ROANOKE TIMES

                         Roanoke Times
                 Copyright (c) 1995, Landmark Communications, Inc.

DATE: SATURDAY, February 16, 1991                   TAG: 9102160188
SECTION: NATIONAL/INTERNATIONAL                    PAGE: A1   EDITION: METRO 
SOURCE: Associated Press
DATELINE: WASHINGTON                                LENGTH: Medium


BUSH: WAR WILL CONTINUE

President Bush rebuffed an Iraqi peace overture Friday as laden with unacceptable conditions and said the war to drive Saddam Hussein from Kuwait would go on. "I am going to stay with it," he declared.

As the U.S.-led bombardment of Iraqi troops continued without pause, Bush also suggested the conflict could end more quickly if Iraqis "take matters into their own hands" and overthrow Saddam.

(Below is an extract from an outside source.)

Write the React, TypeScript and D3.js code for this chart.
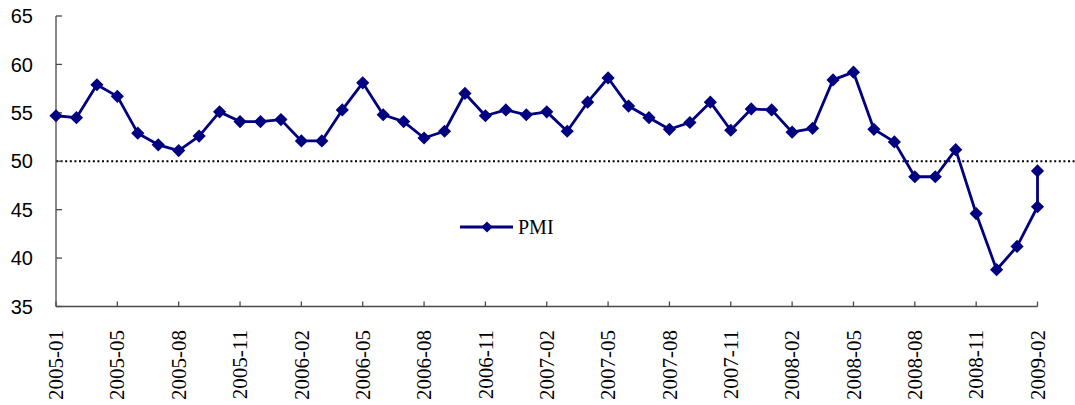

Although he was quick to condemn the new offer as "a cruel hoax" in speeches here and at a Patriot missile plant near Boston, Bush said it did show Baghdad was "recognizing for the first time that Iraq must leave Kuwait."

But he left little doubt he found the Iraqi statement inadequate. "There is nothing new here," Bush said in a White House speech to a group of scientists.

Later, he told cheering workers at the Raytheon Patriot missile plant in Andover, Mass., "I am going to stay with it, we are going to prevail, and our soldiers are going to come home with their heads high."

"Iraq must withdraw without condition. There must be full implementation of all the Security Council resolutions. And there will be no linkage with other problems," Bush said with two crossed Patriot missiles as a backdrop.

The Iraqi offer came on the day Arlington National Cemetery received its first victim from the Persian Gulf War. The cremated remains of Capt. Jonathan R. Edwards, a 36-year-old Marine pilot killed in a helicopter crash, were buried.

In his White House remarks, Bush said the new proposal included "unacceptable old conditions," including a demand that Israel withdraw from occupied territory. In addition, he said, "Saddam Hussein has added several new conditions."

He did not elaborate, but presidential spokesman Marlin Fitzwater said two of the new conditions were an attempt "to dictate the new leadership in Kuwait" and a call for allies to finance the rebuilding of Iraq after allied bomb damage.

On Capitol Hill, meanwhile, several officials said Bush's $56 billion proposal for paying war costs, expected to go to Congress early next week, will probably include money for 100 to 500 additional Patriot missiles and about 400 Tomahawk missiles.

The Operation Desert Storm air arm mounted more than 2,600 sorties against Iraqi targets Friday, including 900 against dug-in Iraqi positions and other sites in the Kuwait Theater of Operations - Kuwait and southern Iraq.

The air strikes hit bridges, roads, armor, artillery positions and airfields, among other targets, command spokesman Brig. Gen. Richard Neal reported.

He said one U.S. plane was lost - a Navy A-6E Intruder that crashed on landing aboard the carrier USS America, newly arrived in the Persian Gulf. The two crewmen suffered minor injuries. In one "air-to-air" success, an American F-15 blasted a hovering Iraqi helicopter out of the sky with a laser-guided bomb, Neal said.